Challenge => Write out each line exactly as given. Leave the pictures out of your copy.

Collected data =>
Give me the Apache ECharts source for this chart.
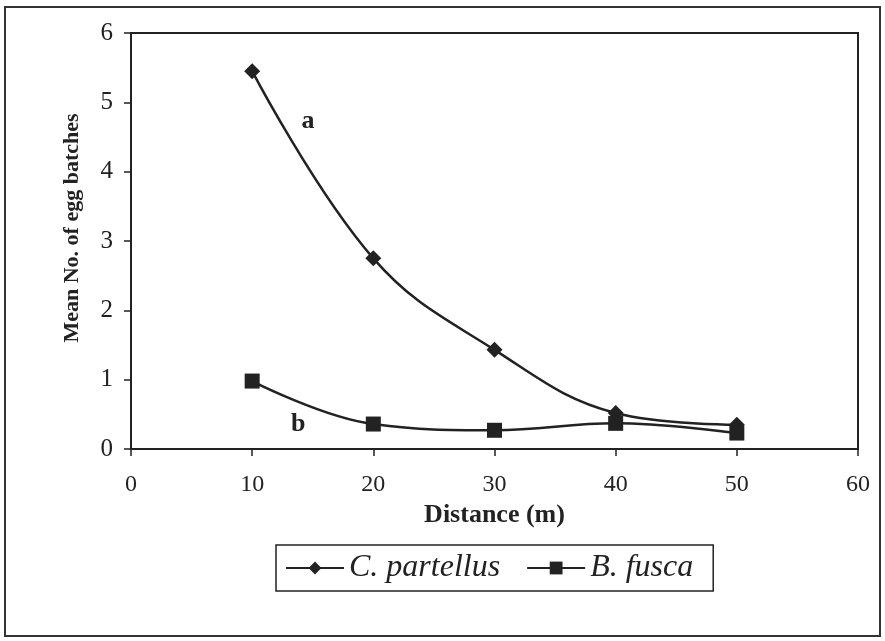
<!DOCTYPE html>
<html>
<head>
<meta charset="utf-8">
<script src="https://cdn.jsdelivr.net/npm/echarts@6/dist/echarts.min.js"></script>
<style>
  html, body { margin: 0; padding: 0; background: #fff; }
  #chart { width: 885px; height: 641px; }
</style>
</head>
<body>
<div id="chart"></div>
<script>
// distances (m) and mean egg batch counts
let distances = [10, 20, 30, 40, 50];
let partellus = [5.45, 2.75, 1.43, 0.52, 0.35];
let fusca = [0.98, 0.36, 0.27, 0.37, 0.23];
// significance letters, placed in data coordinates
let letters = [['a', 14.6, 4.72], ['b', 13.8, 0.35]];

let font = 'Liberation Serif';

let myChart = echarts.init(document.getElementById('chart'));

let option = {
    animation: false,
    backgroundColor: '#fff',
    textStyle: { fontFamily: font, color: '#222' },
    grid: {
        left: 131, right: 27, top: 33, bottom: 192,
        show: true,
        borderColor: '#222',
        borderWidth: 2,
        backgroundColor: 'transparent'
    },
    legend: {
        left: 276, top: 545,
        padding: [7, 20, 7, 9],
        itemGap: 26,
        itemWidth: 58, itemHeight: 16,
        borderColor: '#222',
        borderWidth: 1.5,
        borderRadius: 0,
        textStyle: { fontFamily: font, fontSize: 32, fontStyle: 'italic', color: '#222' },
        data: ['C. partellus', 'B. fusca']
    },
    xAxis: {
        type: 'value',
        min: 0, max: 60, interval: 10,
        name: 'Distance (m)',
        nameLocation: 'middle',
        nameGap: 48,
        nameTextStyle: { fontFamily: font, fontSize: 26, fontWeight: 'bold', color: '#222' },
        axisLine: { lineStyle: { color: '#222', width: 2 } },
        axisTick: { length: 7, lineStyle: { color: '#222', width: 1.5 } },
        axisLabel: { fontFamily: font, fontSize: 24, color: '#222', margin: 24 },
        splitLine: { show: false }
    },
    yAxis: {
        type: 'value',
        min: 0, max: 6, interval: 1,
        name: 'Mean No. of egg batches',
        nameLocation: 'middle',
        nameGap: 48,
        nameTextStyle: { fontFamily: font, fontSize: 22, fontWeight: 'bold', color: '#222', padding: [0, 0, 0, 26] },
        axisLine: { show: true, lineStyle: { color: '#222', width: 2 } },
        axisTick: { show: true, length: 7, lineStyle: { color: '#222', width: 1.5 } },
        axisLabel: { fontFamily: font, fontSize: 25, color: '#222', margin: 18 },
        splitLine: { show: false }
    },
    series: [
        {
            name: 'C. partellus',
            type: 'line',
            smooth: 0.4,
            data: distances.map((d, i) => [d, partellus[i]]),
            symbol: 'diamond',
            symbolSize: 16,
            lineStyle: { color: '#222', width: 2.5 },
            itemStyle: { color: '#222' }
        },
        {
            name: 'B. fusca',
            type: 'line',
            smooth: 0.4,
            data: distances.map((d, i) => [d, fusca[i]]),
            symbol: 'rect',
            symbolSize: 15,
            lineStyle: { color: '#222', width: 2.5 },
            itemStyle: { color: '#222' }
        }
    ]
};

myChart.setOption(option, true);

// letters and outer frame
let graphics = letters.map(function (l) {
    let p = myChart.convertToPixel({ gridIndex: 0 }, [l[1], l[2]]);
    return {
        type: 'text',
        x: p[0], y: p[1],
        style: {
            text: l[0], fill: '#222',
            font: 'bold 26px ' + font,
            align: 'center', verticalAlign: 'middle'
        }
    };
});
graphics.push({
    type: 'rect',
    shape: { x: 5, y: 7, width: 875, height: 629 },
    style: { fill: 'none', stroke: '#333', lineWidth: 2 },
    silent: true
});
myChart.setOption({ graphic: graphics });
</script>
</body>
</html>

Full solution =>
Give me the Apache ECharts source for this chart.
<!DOCTYPE html>
<html>
<head>
<meta charset="utf-8">
<script src="https://cdn.jsdelivr.net/npm/echarts@6/dist/echarts.min.js"></script>
<style>
  html, body { margin: 0; padding: 0; background: #fff; }
  #chart { width: 885px; height: 641px; }
</style>
</head>
<body>
<div id="chart"></div>
<script>
// distances (m) and mean egg batch counts
let distances = [10, 20, 30, 40, 50];
let partellus = [5.45, 2.75, 1.43, 0.52, 0.35];
let fusca = [0.98, 0.36, 0.27, 0.37, 0.23];
// significance letters, placed in data coordinates
let letters = [['a', 14.6, 4.72], ['b', 13.8, 0.35]];

let font = 'Liberation Serif';

let myChart = echarts.init(document.getElementById('chart'));

let option = {
    animation: false,
    backgroundColor: '#fff',
    textStyle: { fontFamily: font, color: '#222' },
    grid: {
        left: 131, right: 27, top: 33, bottom: 192,
        show: true,
        borderColor: '#222',
        borderWidth: 2,
        backgroundColor: 'transparent'
    },
    legend: {
        left: 276, top: 545,
        padding: [7, 20, 7, 9],
        itemGap: 26,
        itemWidth: 58, itemHeight: 16,
        borderColor: '#222',
        borderWidth: 1.5,
        borderRadius: 0,
        textStyle: { fontFamily: font, fontSize: 32, fontStyle: 'italic', color: '#222' },
        data: ['C. partellus', 'B. fusca']
    },
    xAxis: {
        type: 'value',
        min: 0, max: 60, interval: 10,
        name: 'Distance (m)',
        nameLocation: 'middle',
        nameGap: 48,
        nameTextStyle: { fontFamily: font, fontSize: 26, fontWeight: 'bold', color: '#222' },
        axisLine: { lineStyle: { color: '#222', width: 2 } },
        axisTick: { length: 7, lineStyle: { color: '#222', width: 1.5 } },
        axisLabel: { fontFamily: font, fontSize: 24, color: '#222', margin: 24 },
        splitLine: { show: false }
    },
    yAxis: {
        type: 'value',
        min: 0, max: 6, interval: 1,
        name: 'Mean No. of egg batches',
        nameLocation: 'middle',
        nameGap: 48,
        nameTextStyle: { fontFamily: font, fontSize: 22, fontWeight: 'bold', color: '#222', padding: [0, 0, 0, 26] },
        axisLine: { show: true, lineStyle: { color: '#222', width: 2 } },
        axisTick: { show: true, length: 7, lineStyle: { color: '#222', width: 1.5 } },
        axisLabel: { fontFamily: font, fontSize: 25, color: '#222', margin: 18 },
        splitLine: { show: false }
    },
    series: [
        {
            name: 'C. partellus',
            type: 'line',
            smooth: 0.4,
            data: distances.map((d, i) => [d, partellus[i]]),
            symbol: 'diamond',
            symbolSize: 16,
            lineStyle: { color: '#222', width: 2.5 },
            itemStyle: { color: '#222' }
        },
        {
            name: 'B. fusca',
            type: 'line',
            smooth: 0.4,
            data: distances.map((d, i) => [d, fusca[i]]),
            symbol: 'rect',
            symbolSize: 15,
            lineStyle: { color: '#222', width: 2.5 },
            itemStyle: { color: '#222' }
        }
    ]
};

myChart.setOption(option, true);

// letters and outer frame
let graphics = letters.map(function (l) {
    let p = myChart.convertToPixel({ gridIndex: 0 }, [l[1], l[2]]);
    return {
        type: 'text',
        x: p[0], y: p[1],
        style: {
            text: l[0], fill: '#222',
            font: 'bold 26px ' + font,
            align: 'center', verticalAlign: 'middle'
        }
    };
});
graphics.push({
    type: 'rect',
    shape: { x: 5, y: 7, width: 875, height: 629 },
    style: { fill: 'none', stroke: '#333', lineWidth: 2 },
    silent: true
});
myChart.setOption({ graphic: graphics });
</script>
</body>
</html>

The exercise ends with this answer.